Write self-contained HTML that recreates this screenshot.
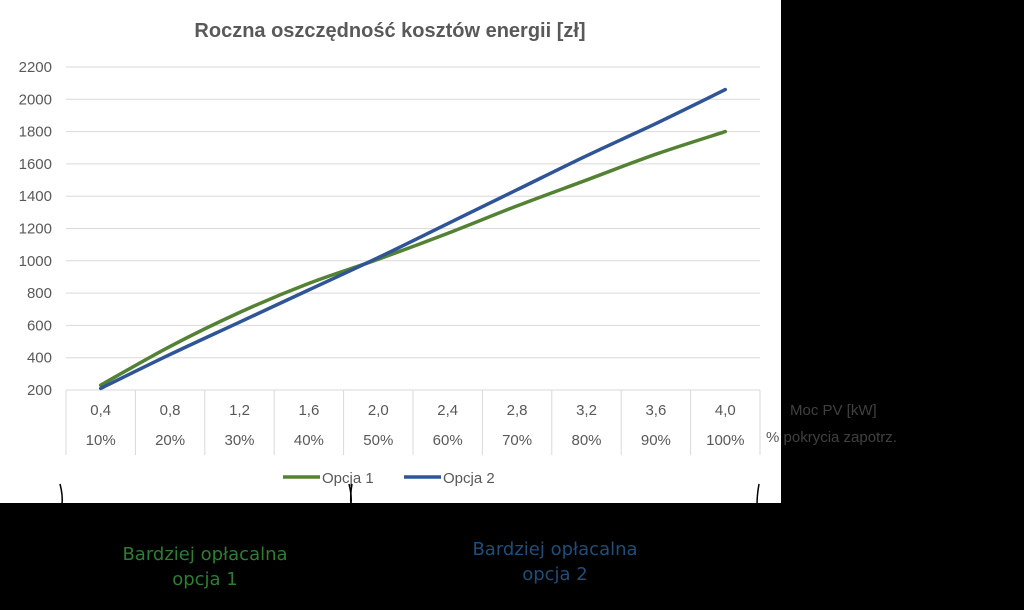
<!DOCTYPE html>
<html><head><meta charset="utf-8"><style>
body{margin:0;background:#000;width:1024px;height:605px;overflow:hidden;font-family:"Liberation Sans",sans-serif}
</style></head><body>
<svg width="1024" height="605" xmlns="http://www.w3.org/2000/svg" id="svg">
<rect x="0" y="0" width="781" height="503" fill="#fff"/>
<text x="390" y="37" text-anchor="middle" font-size="20" font-weight="bold" fill="#595959">Roczna oszczędność kosztów energii [zł]</text>
<g id="grid"></g><g id="cats"></g><g id="series"></g>
<g>
<line x1="283" y1="477" x2="320" y2="477" stroke="#548235" stroke-width="3.5"/>
<text x="322" y="483" font-size="15" fill="#595959">Opcja 1</text>
<line x1="404" y1="477" x2="441" y2="477" stroke="#2f5597" stroke-width="3.5"/>
<text x="443" y="483" font-size="15" fill="#595959">Opcja 2</text>
</g>
<text x="790" y="415" font-size="15" fill="#404040">Moc PV [kW]</text>
<text x="766" y="442" font-size="15" fill="#404040"><tspan fill="#595959">%</tspan> pokrycia zapotrz.</text>
<g stroke="#000" stroke-width="1.5" fill="none">
<path d="M60 484 Q63 495 62 505"/><path d="M349 484 Q352 495 351 505"/><path d="M352 484 Q350 495 351 505"/><path d="M759 484 Q757 495 757 505"/>
</g>
<g font-family="'DejaVu Sans',sans-serif" font-size="18" text-anchor="middle">
<text x="205" y="560" fill="#2e7d32"><tspan x="205">Bardziej opłacalna</tspan><tspan x="205" dy="25">opcja 1</tspan></text>
<text x="555" y="555" fill="#1f4e79"><tspan x="555">Bardziej opłacalna</tspan><tspan x="555" dy="25">opcja 2</tspan></text>
</g>
</svg>
<script>
const powerLabels=["0,4","0,8","1,2","1,6","2,0","2,4","2,8","3,2","3,6","4,0"];
const coverageLabels=["10%","20%","30%","40%","50%","60%","70%","80%","90%","100%"];
const opcja1=[230,470,680,860,1010,1170,1340,1500,1660,1800];
const opcja2=[210,420,620,820,1020,1230,1440,1650,1850,2060];
const yTicks=[200,400,600,800,1000,1200,1400,1600,1800,2000,2200];
const NS="http://www.w3.org/2000/svg";
const x0=66,x1=760,yBase=390,yTop=67,vMin=200,vMax=2200;
const bw=(x1-x0)/powerLabels.length;
const xs=i=>x0+bw*(i+0.5);
const ys=v=>yBase-(v-vMin)/(vMax-vMin)*(yBase-yTop);
function mk(t,a,p){const e=document.createElementNS(NS,t);for(const k in a)e.setAttribute(k,a[k]);p.appendChild(e);return e;}
const grid=document.getElementById('grid');
yTicks.forEach(v=>{
  const l=mk('line',{x1:x0,x2:x1,y1:ys(v),y2:ys(v),stroke:'#d9d9d9','stroke-width':1},grid);
  
  
  const t=mk('text',{x:52,y:ys(v)+5,'text-anchor':'end','font-size':15,fill:'#595959'},grid);
  t.textContent=v;
  
  
});
const cats=document.getElementById('cats');
for(let i=0;i<=powerLabels.length;i++){
  const l=mk('line',{x1:x0+bw*i,x2:x0+bw*i,y1:yBase,y2:455,stroke:'#d9d9d9','stroke-width':1},cats);
  
  
}
powerLabels.forEach((p,i)=>{
  const t=mk('text',{x:xs(i),y:415,'text-anchor':'middle','font-size':15,fill:'#595959'},cats);
  t.textContent=p;
  
  
  const t2=mk('text',{x:xs(i),y:445,'text-anchor':'middle','font-size':15,fill:'#595959'},cats);
  t2.textContent=coverageLabels[i];
  
  
});
const ser=document.getElementById('series');
function path(vals){
  const pts=vals.map((v,i)=>[xs(i),ys(v)]);
  let d='M'+pts[0][0]+' '+pts[0][1];
  for(let i=0;i<pts.length-1;i++){
    const p0=pts[Math.max(0,i-1)],p1=pts[i],p2=pts[i+1],p3=pts[Math.min(pts.length-1,i+2)];
    const c1=[p1[0]+(p2[0]-p0[0])/6,p1[1]+(p2[1]-p0[1])/6],c2=[p2[0]-(p3[0]-p1[0])/6,p2[1]-(p3[1]-p1[1])/6];
    d+=` C${c1[0]} ${c1[1]} ${c2[0]} ${c2[1]} ${p2[0]} ${p2[1]}`;
  }
  return d;
}
const l1=mk('path',{d:path(opcja1),fill:'none',stroke:'#548235','stroke-width':3.5,'stroke-linecap':'round'},ser);


const l2=mk('path',{d:path(opcja2),fill:'none',stroke:'#2f5597','stroke-width':3.5,'stroke-linecap':'round'},ser);


</script>
</body></html>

**GIVEN INSTRUCTION**
Transcribe each line above verbatim, with the pictures left out.

**RESULT OF THIS EXERCISE**
Write self-contained HTML that recreates this screenshot.
<!DOCTYPE html>
<html><head><meta charset="utf-8"><style>
body{margin:0;background:#000;width:1024px;height:605px;overflow:hidden;font-family:"Liberation Sans",sans-serif}
</style></head><body>
<svg width="1024" height="605" xmlns="http://www.w3.org/2000/svg" id="svg">
<rect x="0" y="0" width="781" height="503" fill="#fff"/>
<text x="390" y="37" text-anchor="middle" font-size="20" font-weight="bold" fill="#595959">Roczna oszczędność kosztów energii [zł]</text>
<g id="grid"></g><g id="cats"></g><g id="series"></g>
<g>
<line x1="283" y1="477" x2="320" y2="477" stroke="#548235" stroke-width="3.5"/>
<text x="322" y="483" font-size="15" fill="#595959">Opcja 1</text>
<line x1="404" y1="477" x2="441" y2="477" stroke="#2f5597" stroke-width="3.5"/>
<text x="443" y="483" font-size="15" fill="#595959">Opcja 2</text>
</g>
<text x="790" y="415" font-size="15" fill="#404040">Moc PV [kW]</text>
<text x="766" y="442" font-size="15" fill="#404040"><tspan fill="#595959">%</tspan> pokrycia zapotrz.</text>
<g stroke="#000" stroke-width="1.5" fill="none">
<path d="M60 484 Q63 495 62 505"/><path d="M349 484 Q352 495 351 505"/><path d="M352 484 Q350 495 351 505"/><path d="M759 484 Q757 495 757 505"/>
</g>
<g font-family="'DejaVu Sans',sans-serif" font-size="18" text-anchor="middle">
<text x="205" y="560" fill="#2e7d32"><tspan x="205">Bardziej opłacalna</tspan><tspan x="205" dy="25">opcja 1</tspan></text>
<text x="555" y="555" fill="#1f4e79"><tspan x="555">Bardziej opłacalna</tspan><tspan x="555" dy="25">opcja 2</tspan></text>
</g>
</svg>
<script>
const powerLabels=["0,4","0,8","1,2","1,6","2,0","2,4","2,8","3,2","3,6","4,0"];
const coverageLabels=["10%","20%","30%","40%","50%","60%","70%","80%","90%","100%"];
const opcja1=[230,470,680,860,1010,1170,1340,1500,1660,1800];
const opcja2=[210,420,620,820,1020,1230,1440,1650,1850,2060];
const yTicks=[200,400,600,800,1000,1200,1400,1600,1800,2000,2200];
const NS="http://www.w3.org/2000/svg";
const x0=66,x1=760,yBase=390,yTop=67,vMin=200,vMax=2200;
const bw=(x1-x0)/powerLabels.length;
const xs=i=>x0+bw*(i+0.5);
const ys=v=>yBase-(v-vMin)/(vMax-vMin)*(yBase-yTop);
function mk(t,a,p){const e=document.createElementNS(NS,t);for(const k in a)e.setAttribute(k,a[k]);p.appendChild(e);return e;}
const grid=document.getElementById('grid');
yTicks.forEach(v=>{
  const l=mk('line',{x1:x0,x2:x1,y1:ys(v),y2:ys(v),stroke:'#d9d9d9','stroke-width':1},grid);
  
  
  const t=mk('text',{x:52,y:ys(v)+5,'text-anchor':'end','font-size':15,fill:'#595959'},grid);
  t.textContent=v;
  
  
});
const cats=document.getElementById('cats');
for(let i=0;i<=powerLabels.length;i++){
  const l=mk('line',{x1:x0+bw*i,x2:x0+bw*i,y1:yBase,y2:455,stroke:'#d9d9d9','stroke-width':1},cats);
  
  
}
powerLabels.forEach((p,i)=>{
  const t=mk('text',{x:xs(i),y:415,'text-anchor':'middle','font-size':15,fill:'#595959'},cats);
  t.textContent=p;
  
  
  const t2=mk('text',{x:xs(i),y:445,'text-anchor':'middle','font-size':15,fill:'#595959'},cats);
  t2.textContent=coverageLabels[i];
  
  
});
const ser=document.getElementById('series');
function path(vals){
  const pts=vals.map((v,i)=>[xs(i),ys(v)]);
  let d='M'+pts[0][0]+' '+pts[0][1];
  for(let i=0;i<pts.length-1;i++){
    const p0=pts[Math.max(0,i-1)],p1=pts[i],p2=pts[i+1],p3=pts[Math.min(pts.length-1,i+2)];
    const c1=[p1[0]+(p2[0]-p0[0])/6,p1[1]+(p2[1]-p0[1])/6],c2=[p2[0]-(p3[0]-p1[0])/6,p2[1]-(p3[1]-p1[1])/6];
    d+=` C${c1[0]} ${c1[1]} ${c2[0]} ${c2[1]} ${p2[0]} ${p2[1]}`;
  }
  return d;
}
const l1=mk('path',{d:path(opcja1),fill:'none',stroke:'#548235','stroke-width':3.5,'stroke-linecap':'round'},ser);


const l2=mk('path',{d:path(opcja2),fill:'none',stroke:'#2f5597','stroke-width':3.5,'stroke-linecap':'round'},ser);


</script>
</body></html>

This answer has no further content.